ECLI:NL:GHSHE:2018:5344
Gerechtshof 's-Hertogenbosch
- Hoger beroep
- J.T.F.M. van Krieken
- A.M.G. Smit
- A.R. Hartmann
- Rechtspraak.nl
Ontneming wederrechtelijk verkregen voordeel n.a.v. ripdeal Sint Maartensdijk
In deze zaak heeft het gerechtshof 's-Hertogenbosch op 21 december 2018 uitspraak gedaan in hoger beroep tegen een vonnis van de rechtbank Oost-Brabant. De zaak betreft de ontneming van wederrechtelijk verkregen voordeel naar aanleiding van een ripdeal in Sint Maartensdijk in 2011. De rechtbank had eerder vastgesteld dat de veroordeelde een bedrag van € 9.450,00 aan wederrechtelijk verkregen voordeel had genoten en had hem verplicht dit bedrag aan de Staat te betalen. De veroordeelde heeft hoger beroep ingesteld tegen dit vonnis.

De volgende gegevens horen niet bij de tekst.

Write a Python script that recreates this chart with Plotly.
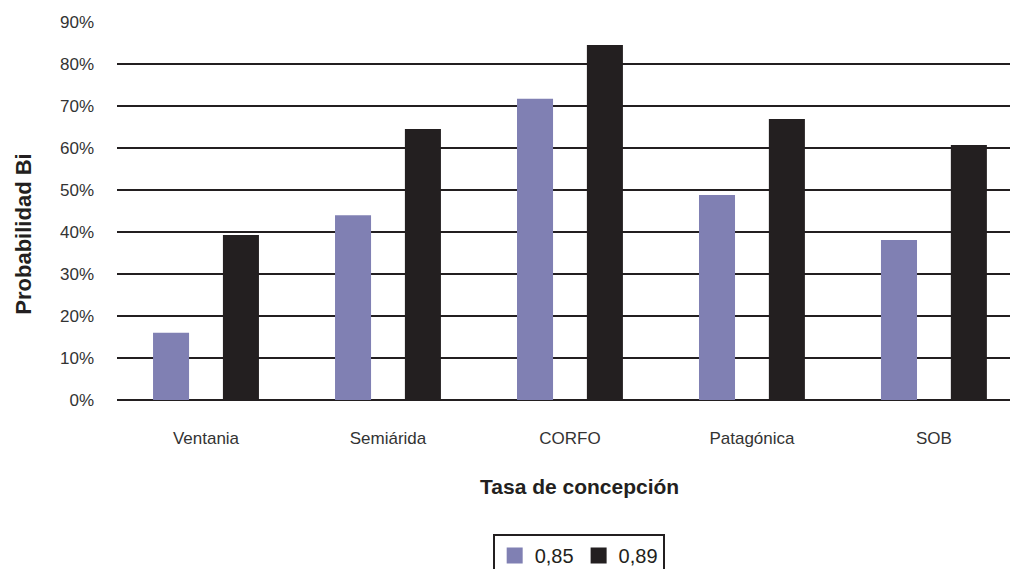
import plotly.graph_objects as go

# Categories and series values (probability as a fraction)
categorias = ["Ventania", "Semiárida", "CORFO", "Patagónica", "SOB"]
tasa_085 = [0.160, 0.440, 0.717, 0.488, 0.381]
tasa_089 = [0.393, 0.645, 0.845, 0.669, 0.607]
series_names = ["0,85", "0,89"]
y_ticks = [0.0, 0.1, 0.2, 0.3, 0.4, 0.5, 0.6, 0.7, 0.8, 0.9]

FONT = "Liberation Sans, Arial, sans-serif"
INK = "#231F20"
PURPLE = "#8080B3"
colors = [PURPLE, INK]

fig = go.Figure()
fig.add_trace(go.Bar(
    x=categorias, y=tasa_085, name=series_names[0], showlegend=False,
    marker=dict(color=colors[0], line=dict(width=0)),
    width=0.198, offset=-0.291,
))
fig.add_trace(go.Bar(
    x=categorias, y=tasa_089, name=series_names[1], showlegend=False,
    marker=dict(color=colors[1], line=dict(width=0)),
    width=0.198, offset=0.093,
))

# Legend entries with square swatches
for name, col in zip(series_names, colors):
    fig.add_trace(go.Scatter(
        x=[None], y=[None], mode="markers", name=name,
        marker=dict(symbol="square", size=16, color=col, line=dict(width=0)),
    ))

fig.update_layout(
    width=1010, height=569,
    margin=dict(l=117, r=0, t=22, b=169),
    paper_bgcolor="white", plot_bgcolor="white",
    barmode="overlay",
    font=dict(family=FONT, size=17, color=INK),
    showlegend=True,
    legend=dict(
        orientation="h",
        xref="paper", x=0.517, xanchor="center",
        yref="container", y=0.0615, yanchor="top",
        font=dict(family=FONT, size=20, color=INK),
        bordercolor=INK, borderwidth=2, bgcolor="white",
        itemsizing="trace",
    ),
    xaxis=dict(
        type="category",
        range=[-0.489, 4.418],
        showgrid=False, showline=False, ticks="",
        tickfont=dict(family=FONT, size=17, color="#333333"),
        ticklabelstandoff=26,
        fixedrange=True,
    ),
    yaxis=dict(
        range=[0, 0.9],
        tickvals=y_ticks,
        tickformat=".0%",
        showgrid=True, gridcolor=INK, gridwidth=2,
        zeroline=True, zerolinecolor=INK, zerolinewidth=2,
        showline=False, ticks="",
        tickfont=dict(family=FONT, size=17, color="#333333"),
        ticklabelstandoff=22,
        fixedrange=True,
    ),
    annotations=[
        dict(text="<b>Tasa de concepción</b>", xref="paper", yref="paper",
             x=0.518, y=-0.230, xanchor="center", yanchor="middle",
             showarrow=False, font=dict(family=FONT, size=21, color=INK)),
        dict(text="<b>Probabilidad Bi</b>", xref="paper", yref="paper",
             x=-0.105, y=0.438, xanchor="center", yanchor="middle",
             textangle=-90,
             showarrow=False, font=dict(family=FONT, size=22, color=INK)),
    ],
)

fig.write_html("out.html")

Tijdens de zittingen in hoger beroep heeft de advocaat-generaal gevorderd dat het hof het vonnis van de rechtbank zou bevestigen. De verdediging heeft echter verzocht om het openbaar ministerie niet-ontvankelijk te verklaren in de ontnemingsvordering, of in ieder geval het te ontnemen bedrag te matigen tot € 250,00, omdat de rol van de veroordeelde als chauffeur als onbeduidend werd beschouwd.
Het hof heeft het beroep van de verdediging verworpen en zich verenigd met het vonnis van de rechtbank. Het hof heeft vastgesteld dat de veroordeelde, samen met medeveroordeelden, zich heeft gedragen als heer en meester over de gestolen Renault Espace en de hennepplanten. Het hof heeft de economische waarde van de auto geschat op € 5.900,00, en heeft geen rekening gehouden met de huurkosten van de loods, omdat deze niet uitsluitend voor de hennepplanten was gehuurd. Het hof heeft ook vastgesteld dat er sprake was van een overschrijding van de redelijke termijn, maar dat deze voldoende was gecompenseerd door een eerdere strafvermindering in een andere zaak.
Uiteindelijk heeft het hof het vonnis van de rechtbank bevestigd, met inachtneming van de overwegingen in het arrest.